The company told shareholders that the measures were incorporated following a review of the company’s capital management strategy and projected expenditure, taking note of the recent deteriorating market conditions and the substantial fall in the iron-ore price.

“We have seen a sharp drop in the iron-ore price in recent months, coupled with a downturn in market conditions for the mining sector as a whole,” said executive chairperson Tony Sage.

In addition to the cost-cutting measures, the company has also taken the decision to postpone the second dividend payment to shareholders, which had been scheduled for February 27.

The postponement, Sage said, was a “sound financial decision at an uncertain time” in the iron-ore sector.

“I would like to emphasise that this is a postponement, not a cancellation of the dividend payment,” Sage said.

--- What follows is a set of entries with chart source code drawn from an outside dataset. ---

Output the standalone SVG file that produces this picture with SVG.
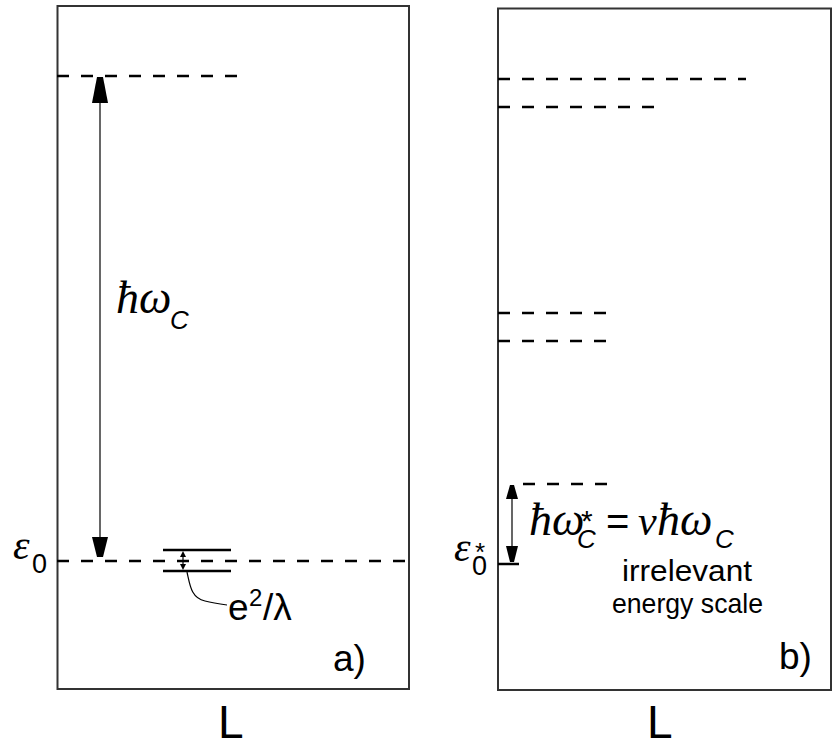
<svg xmlns="http://www.w3.org/2000/svg" width="832" height="749" viewBox="0 0 832 749">
<style>
.box{fill:none;stroke:#333;stroke-width:2}
.dash{stroke:#000;stroke-width:2.5;stroke-dasharray:12 12;fill:none}
.solid{stroke:#000;stroke-width:2.5;fill:none}
.thin{stroke:#000;stroke-width:1.2;fill:none}
.head{fill:#000}
.sym{font-family:"Liberation Serif","DejaVu Serif",serif;font-style:italic;fill:#000}
.sans{font-family:"Liberation Sans",Arial,sans-serif;fill:#000}
.up{font-family:"Liberation Sans",Arial,sans-serif;font-style:normal}
.sub{font-family:"Liberation Sans",Arial,sans-serif;font-style:italic}
</style>
<rect width="832" height="749" fill="#fff"/>
<g id="panel-a">
  <rect class="box" x="57.5" y="6" width="351.5" height="683"/>
</g>
<g id="panel-b">
  <rect class="box" x="498" y="8.5" width="333" height="681.5"/>
</g>
<g id="levels-a">
  <line class="dash" x1="57" y1="76" x2="244" y2="76"/>
  <line class="dash" x1="57" y1="561" x2="409" y2="561"/>
  <line class="solid" x1="163" y1="550" x2="231" y2="550"/>
  <line class="solid" x1="163" y1="571" x2="231" y2="571"/>
</g>
<g id="levels-b">
  <line class="dash" x1="498" y1="79" x2="746" y2="79"/>
  <line class="dash" x1="498" y1="107" x2="657" y2="107"/>
  <line class="dash" x1="498" y1="313" x2="607" y2="313"/>
  <line class="dash" x1="498" y1="341" x2="607" y2="341"/>
  <line class="dash" x1="523" y1="484" x2="607" y2="484"/>
  <line class="solid" x1="498" y1="564" x2="519" y2="564"/>
</g>
<g id="connectors">
  <line class="thin" x1="100" y1="90" x2="100" y2="545"/>
  <polygon class="head" points="97,77 103,77 108,103 92,103"/>
  <polygon class="head" points="92,537 108,537 103,557 97,557"/>
  <line class="thin" x1="512" y1="492" x2="512" y2="555"/>
  <polygon class="head" points="510,485 514,485 518,499 506,499"/>
  <polygon class="head" points="506,546 518,546 514,562 510,562"/>
  <line class="thin" x1="183" y1="553" x2="183" y2="568"/>
  <polygon class="head" points="183,551 186,557 180,557"/>
  <polygon class="head" points="183,570 186,564 180,564"/>
  <path class="thin" d="M187,572 C190,585 191,598 205,601 C213,603 220,604 227,605"/>
</g>
<g id="labels">
  <text class="sym" x="13" y="559" font-size="42">ε<tspan class="up" x="32" y="573" font-size="27">0</tspan></text>
  <text class="sym" x="116" y="313" font-size="46">ħω<tspan class="sub" x="170" y="329" font-size="26">C</tspan></text>
  <text class="sans" x="228" y="620" font-size="37">e<tspan x="249" y="606" font-size="24">2</tspan><tspan x="263" y="620">/λ</tspan></text>
  <text class="sans" x="333" y="671" font-size="37">a)</text>
  <text class="sans" x="218" y="738" font-size="46">L</text>

  <text class="sym" x="454" y="561" font-size="42">ε<tspan class="up" x="472" y="575" font-size="27">0</tspan><tspan class="up" x="475" y="561" font-size="26">*</tspan></text>
  <text class="sym" x="529" y="535" font-size="46">ħω<tspan class="up" x="581" y="531" font-size="30">*</tspan><tspan class="sub" x="577" y="548" font-size="26">C</tspan><tspan class="up" x="606" y="535" font-size="40" font-family="Liberation Serif">=</tspan><tspan x="638" y="535" font-size="42">ν</tspan><tspan x="657" y="535">ħω</tspan><tspan class="sub" x="715" y="548" font-size="26">C</tspan></text>
  <text class="sans" x="622" y="581" font-size="30" textLength="130" lengthAdjust="spacingAndGlyphs">irrelevant</text>
  <text class="sans" x="612" y="613" font-size="28" textLength="151" lengthAdjust="spacingAndGlyphs">energy scale</text>
  <text class="sans" x="779" y="669" font-size="37">b)</text>
  <text class="sans" x="647" y="738" font-size="46">L</text>
</g>
</svg>
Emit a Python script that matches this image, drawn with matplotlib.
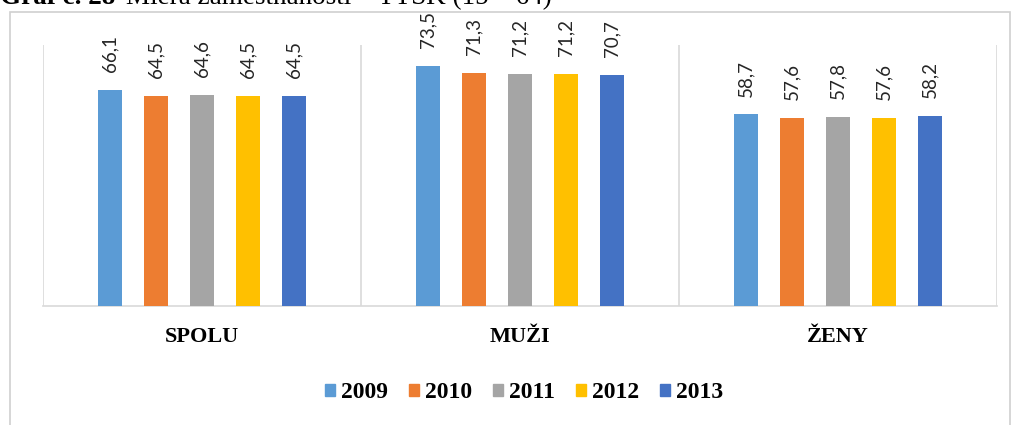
import matplotlib
matplotlib.use("Agg")
import matplotlib.pyplot as plt
from matplotlib.patches import Rectangle
import numpy as np

categories = ["SPOLU", "MUŽI", "ŽENY"]
years = ["2009", "2010", "2011", "2012", "2013"]
values = {
    "2009": [66.1, 73.5, 58.7],
    "2010": [64.5, 71.3, 57.6],
    "2011": [64.6, 71.2, 57.8],
    "2012": [64.5, 71.2, 57.6],
    "2013": [64.5, 70.7, 58.2],
}
colors = ["#5B9BD5", "#ED7D31", "#A5A5A5", "#FFC000", "#4472C4"]

W, H = 1018, 425
fig = plt.figure(figsize=(W / 100, H / 100), dpi=100)
serif = ["Liberation Serif", "DejaVu Serif"]
sans = ["Lato", "DejaVu Sans"]

# outer frame
fig.patches.append(Rectangle((10 / W, -0.1), (1010 - 10) / W, 1.1 - 12 / H,
                             transform=fig.transFigure, fill=False,
                             edgecolor="#D0D0D0", linewidth=1.2))

# cropped title
fig.text(0.0, 1 - 4 / H, "Graf č. 28", fontfamily=serif, fontsize=19.5,
         fontweight="bold", va="baseline", ha="left")
fig.text(126 / W, 1 - 4 / H, "Miera zamestnanosti – TTSK (15 – 64)",
         fontfamily=serif, fontsize=19.5, va="baseline", ha="left")

ax = fig.add_axes([43 / W, 1 - 306 / H, (997 - 43) / W, (306 - 45) / H])
x = np.arange(len(categories))
bw = 0.0755
pitch = 0.1447
for i, (yr, c) in enumerate(zip(years, colors)):
    xs = x + (i - 2) * pitch
    ax.bar(xs, values[yr], width=bw, color=c, zorder=3)
    for xi, v in zip(xs, values[yr]):
        ax.text(xi, v + 5.5, f"{v:.1f}".replace(".", ","), rotation=90,
                ha="center", va="bottom", fontfamily=sans, fontsize=13.5,
                color="#262626")

ax.set_xlim(-0.5, 2.5)
ax.set_ylim(0, 80)
ax.set_yticks([])
ax.set_xticks(x)
ax.set_xticklabels(categories, fontfamily=serif, fontsize=16, fontweight="bold")
ax.tick_params(axis="x", length=0, pad=15)
for s in ["top", "right", "left"]:
    ax.spines[s].set_visible(False)
ax.spines["bottom"].set_color("#D9D9D9")
ax.spines["bottom"].set_linewidth(1.2)
for b in [-0.5, 0.5, 1.5, 2.5]:
    ax.axvline(b, color="#D9D9D9", linewidth=1.2, zorder=1)

handles = [Rectangle((0, 0), 1, 1, color=c) for c in colors]
fig.legend(handles, years, loc="center", bbox_to_anchor=(524 / W, 1 - 393 / H),
           ncol=5, frameon=False, handlelength=0.42, handleheight=0.42,
           handletextpad=0.25, columnspacing=0.9,
           prop={"family": serif, "size": 17, "weight": "bold"})

fig.savefig("out.png", dpi=100)
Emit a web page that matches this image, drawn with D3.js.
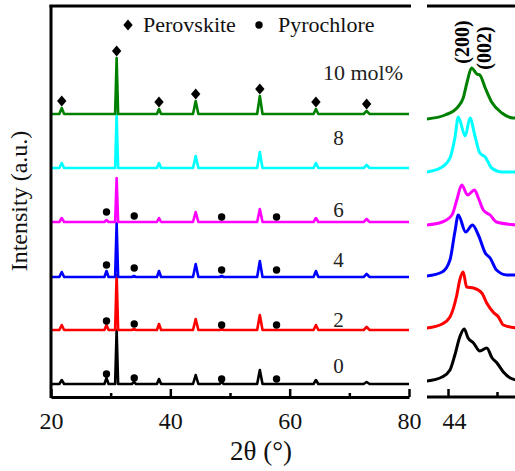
<!DOCTYPE html>
<html><head><meta charset="utf-8">
<script src="https://cdn.jsdelivr.net/npm/d3@7"></script>
<style>body{margin:0;background:#fff}svg text{font-family:"Liberation Serif","Times New Roman","DejaVu Serif",serif}</style>
</head><body><svg id="c" width="515" height="471"></svg>
<script>
// ---------- data ----------
const categories = ["0", "2", "4", "6", "8", "10 mol%"];
const seriesColors = ["#000000", "#ff0000", "#0000ff", "#ff00ff", "#00ffff", "#008000"];
const leftOffsets = [13, 67, 120, 175, 229, 283];
const rightOffsets = [16, 69, 121, 172, 225, 278];

const peakPos = [21.8, 29.3, 31.0, 33.9, 38.1, 44.25, 48.6, 55.0, 64.4, 72.9];
const peakHalfWidth = [0.4, 0.35, 0.25, 0.35, 0.35, 0.45, 0.35, 0.45, 0.4, 0.5];
const heights0 = [4, 6, 54, 2, 5, 9, 2, 14, 4, 2];
const heights2 = [5, 5, 55, 1, 6, 11, 1, 15, 5, 3];
const heights4 = [5, 6, 54, 1, 6, 13, 1, 16, 6, 3];
const heights6 = [4, 2, 44, 0, 4, 10, 0, 13, 4, 3];
const heights8 = [5, 0, 54, 0, 5, 12, 0, 16, 5, 3];
const heights10 = [6, 0, 56, 0, 5, 13, 0, 18, 5, 3];

const perovskitePos = [21.8, 31.0, 38.1, 44.25, 55.0, 64.4, 72.9];
const pyrochlorePos = [29.3, 33.95, 48.6, 57.8];
const pyro0 = [10, 6, 5, 5];
const pyro2 = [9, 6, 5, 5];
const pyro4 = [12, 9, 7, 7];
const pyro6 = [10, 6, 5, 5];

const zoom0 = [[43.57,0],[43.88,4],[44.04,11],[44.14,26],[44.24,44],[44.33,52],[44.41,43],[44.52,38],[44.65,30],[44.79,33],[44.90,23],[45.00,18],[45.13,9],[45.27,3],[45.40,1]];
const zoom2 = [[43.57,0],[43.88,4],[44.04,11],[44.18,33],[44.24,48],[44.31,56],[44.38,41],[44.52,40],[44.69,35],[44.79,25],[44.92,16],[45.03,11],[45.13,3],[45.40,0]];
const zoom4 = [[43.57,0],[43.88,4],[44.04,16],[44.14,44],[44.21,61],[44.36,44],[44.50,51],[44.62,41],[44.76,23],[44.86,18],[44.99,6],[45.20,1],[45.40,1]];
const zoom6 = [[43.57,0],[43.88,3],[44.08,10],[44.18,25],[44.28,40],[44.40,30],[44.54,35],[44.62,27],[44.72,15],[44.86,10],[44.99,3],[45.40,0]];
const zoom8 = [[43.57,0],[43.88,5],[44.04,14],[44.14,34],[44.21,55],[44.35,36],[44.45,54],[44.55,36],[44.65,19],[44.76,15],[44.89,4],[45.10,0],[45.40,0]];
const zoom10 = [[43.57,0],[43.94,4],[44.20,12],[44.31,21],[44.39,37],[44.48,51],[44.59,45],[44.65,44],[44.76,31],[44.89,17],[45.10,6],[45.33,1],[45.40,1]];

const xTicksMajor = [20, 40, 60, 80];
const xTicksMinor = [30, 50, 70];
const xrTicksMajor = [44];
const xrTicksMinor = [45];

// ---------- drawing ----------
const FONT = '"Liberation Serif", "Times New Roman", "DejaVu Serif", serif';
const svg = d3.select("#c");
const heights = [heights0, heights2, heights4, heights6, heights8, heights10];
const pyro = [pyro0, pyro2, pyro4, pyro6];
const zooms = [zoom0, zoom2, zoom4, zoom6, zoom8, zoom10];

const x = d3.scaleLinear().domain([20, 80]).range([51, 409]);
const xr = d3.scaleLinear().domain([44, 45]).range([448, 497]);
const y = d3.scaleLinear().domain([0, 391]).range([397, 6]);

const line = d3.line().x(d => d[0]).y(d => d[1]);

// left traces
heights.forEach((h, i) => {
  const off = leftOffsets[i];
  const pts = [[20, 0]];
  peakPos.forEach((p, k) => {
    if (h[k] > 0) {
      pts.push([p - peakHalfWidth[k], 0], [p, h[k]], [p + peakHalfWidth[k], 0]);
    }
  });
  pts.push([80, 0]);
  svg.append("path")
    .attr("d", line(pts.map(d => [x(d[0]), y(d[1] + off)])))
    .attr("fill", "none").attr("stroke", seriesColors[i])
    .attr("stroke-width", 2.6).attr("stroke-linejoin", "round");
});

// right traces
svg.append("clipPath").attr("id", "rc").append("rect").attr("x", 427).attr("y", 0).attr("width", 200).attr("height", 471);
zooms.forEach((z, i) => {
  svg.append("path")
    .attr("clip-path", "url(#rc)")
    .attr("d", d3.line().curve(d3.curveMonotoneX).x(d => xr(d[0])).y(d => y(d[1] + rightOffsets[i]))(z))
    .attr("fill", "none").attr("stroke", seriesColors[i])
    .attr("stroke-width", 3).attr("stroke-linejoin", "round");
});

// markers
const diamond = (cx, cy) => `M${cx},${cy - 5.5}L${cx + 4.7},${cy}L${cx},${cy + 5.5}L${cx - 4.7},${cy}Z`;
perovskitePos.forEach(p => {
  const k = peakPos.indexOf(p);
  svg.append("path").attr("d", diamond(x(p), y(heights10[k] + leftOffsets[5]) - 7)).attr("fill", "#000");
});
pyro.forEach((hs, i) => {
  pyrochlorePos.forEach((p, k) => {
    svg.append("circle").attr("cx", x(p)).attr("cy", y(hs[k] + leftOffsets[i])).attr("r", 3.7).attr("fill", "#000");
  });
});

// series labels
const labelDy = [11, 3, 10, 5, 23, 34];
categories.forEach((c, i) => {
  const last = i === categories.length - 1;
  svg.append("text")
    .attr("x", last ? 323 : x(68.2))
    .attr("y", y(leftOffsets[i]) - labelDy[i])
    .attr("text-anchor", last ? "start" : "middle")
    .attr("font-family", FONT)
    .attr("font-size", last ? 22 : 21)
    .attr("fill", "#222").text(c);
});

// legend
svg.append("path").attr("d", diamond(128, 25)).attr("fill", "#000");
svg.append("text").attr("x", 143).attr("y", 32).attr("font-family", FONT).attr("font-size", 22).attr("fill", "#111").text("Perovskite");
svg.append("circle").attr("cx", 259).attr("cy", 25).attr("r", 3.7).attr("fill", "#000");
svg.append("text").attr("x", 278).attr("y", 32).attr("font-family", FONT).attr("font-size", 22).attr("fill", "#111").text("Pyrochlore");

// peak index labels
[["(200)", 44.3, 42], ["(002)", 44.75, 48]].forEach(([t, p, cy]) => {
  svg.append("text")
    .attr("transform", `translate(${xr(p) + 6},${cy}) rotate(-90)`)
    .attr("text-anchor", "middle").attr("font-family", FONT).attr("font-size", 20).attr("font-weight", "bold")
    .attr("fill", "#000").text(t);
});

// frames
const frame = svg.append("g").attr("stroke", "#000").attr("stroke-width", 3).attr("fill", "none");
frame.append("line").attr("x1", x(20)).attr("x2", x(20)).attr("y1", 5).attr("y2", 398);
frame.append("line").attr("x1", x(20) - 1.5).attr("x2", 411).attr("y1", 6).attr("y2", 6);
frame.append("line").attr("x1", 427).attr("x2", 520).attr("y1", 6).attr("y2", 6);

// axes
function styleAxis(g) {
  g.attr("font-family", FONT);
  g.selectAll("path.domain").attr("stroke", "#000").attr("stroke-width", 3);
  g.selectAll("line").attr("stroke", "#000").attr("stroke-width", 2.5);
  g.selectAll("text").attr("font-size", 24).attr("fill", "#111").attr("font-family", FONT);
}
const axL = svg.append("g").attr("transform", "translate(0,397)")
  .call(d3.axisBottom(x).tickValues(xTicksMajor).tickSizeInner(-8).tickSizeOuter(0).tickPadding(15).tickFormat(d3.format("d")));
styleAxis(axL);
const axLm = svg.append("g").attr("transform", "translate(0,397)")
  .call(d3.axisBottom(x).tickValues(xTicksMinor).tickSizeInner(-4).tickSizeOuter(0).tickFormat(""));
styleAxis(axLm); axLm.select("path.domain").remove();

const axR = svg.append("g").attr("transform", "translate(0,397)")
  .call(d3.axisBottom(xr).tickValues(xrTicksMajor).tickSizeInner(-8).tickSizeOuter(0).tickPadding(15).tickFormat(d3.format("d")));
styleAxis(axR);
axR.select("path.domain").remove();
axR.selectAll("text").attr("dx", 6);
svg.append("line").attr("x1", 427).attr("x2", 520).attr("y1", 397).attr("y2", 397).attr("stroke", "#000").attr("stroke-width", 3);
const axRm = svg.append("g").attr("transform", "translate(0,397)")
  .call(d3.axisBottom(xr).tickValues(xrTicksMinor).tickSizeInner(-5).tickSizeOuter(0).tickFormat(""));
styleAxis(axRm); axRm.select("path.domain").remove();

// axis titles
svg.append("text").attr("x", 261).attr("y", 460).attr("text-anchor", "middle").attr("font-family", FONT).attr("font-size", 27).attr("fill", "#111").text("2θ (°)");
svg.append("text").attr("transform", "translate(27,201) rotate(-90)").attr("text-anchor", "middle").attr("font-family", FONT).attr("font-size", 24).attr("fill", "#111").text("Intensity (a.u.)");
</script></body></html>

“Cape Lambert as a company is in a strong commercial position and taking these measures is sound management to protect the company in what is a hard time for the mining sector. However, Cape Lambert is confident that the iron-ore price will recover in the near to medium term, and the dividend payment can resume in due course.”

Cape Lambert was recently granted a mining licence for its Marampa iron-ore project, in Sierra Leone.

The project comprises two granted exploration licences covering about 66 km2 and the project is estimated to host a Joint Ore Reserves Committee-compliant resource of some 681-million tonnes, grading 28.2% iron, of which 262-million tonnes are indicated and 419-million tonnes inferred.